My solution is noisier and needs more filtering, both with PT and Easy tracker, probably because of the lower resolution. My IR frame is only 512 by 424 against 640 by 480 for the PS3 Eye. That's the only reason I can think of.
I'm afraid I'll have to leave it at that until I get hold of an Azure Kinect which comes with an IR frame of 1024 by 1024.
There are a bunch of things that could be attempted to improve our precision without using active markers. Maybe trying to track the passive markers in the RGB frame but that probably won't work well in low light. Certainly not worth the effort.
Please check it with clips and regular webcams as well.
As mentioned above, clips and custom models are not currently supported, only caps for now. Clips support should be straight forward to implement. If someone is interested, and willing to test, I could try implementing it blind. I don't own a clip. As for regular webcams, I can use the colour buffer from my Kinect but it won't be able to solve anything as it needs the camera intrinsics and more logic in the point extractor to be able to track a specified colour. Currently camera intrinsics can only be provided by implementing your own
video::impl::camera
. Though it should be easy to add fields in the settings dialog for users to provide camera intrinsics themselves.

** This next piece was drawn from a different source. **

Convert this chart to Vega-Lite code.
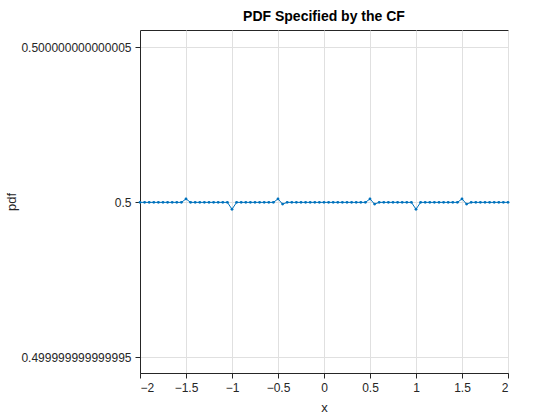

@Slion Hi Slion, I have built a custom clip and would like to test it, can you try implementing that and share the built program? By the way, what's the kernel difference between a cap and a clip if they are both 3 points and using reflective marker?
The difference between clip and cap is in the vertices layout.
The focus of this issue changed from trying to make the original Point Tracker work with Kinect to implementing a new generic Easy Tracker primarily designed for Kinect.
New Idea
We are implementing Easy Tracker using OpenCV cv::solveP3P to estimate our pose. Later on we may consider implementing support for several pose estimation solutions. For instance Easy Tracker could support 3 points model tracking and OpenCV face tracking. Branch: opencv-point-tracker
We are currently using the original Point Tracker solution to extract points from the image. At some point we ought to replace it with something like that Ball Tracking using Kalman filter. I reckon that should solve our filtering issues. Filtering on the frame is certainly the best way to go about it, albeit probably not the cheapest one in terms of CPU usage.
Original Idea
Point Tracker fails to recover after a spell with a lot of noise in your IR frame buffer. It's typically the case when being too close from your Kinect for instance. An easy workaround for such issues is to implement an auto reset feature.
It could be done by adding an "auto reset" checkbox in our settings and possibly some user define parameter such as:
Should we somehow check the mapping settings for those parameters rather than adding new ones?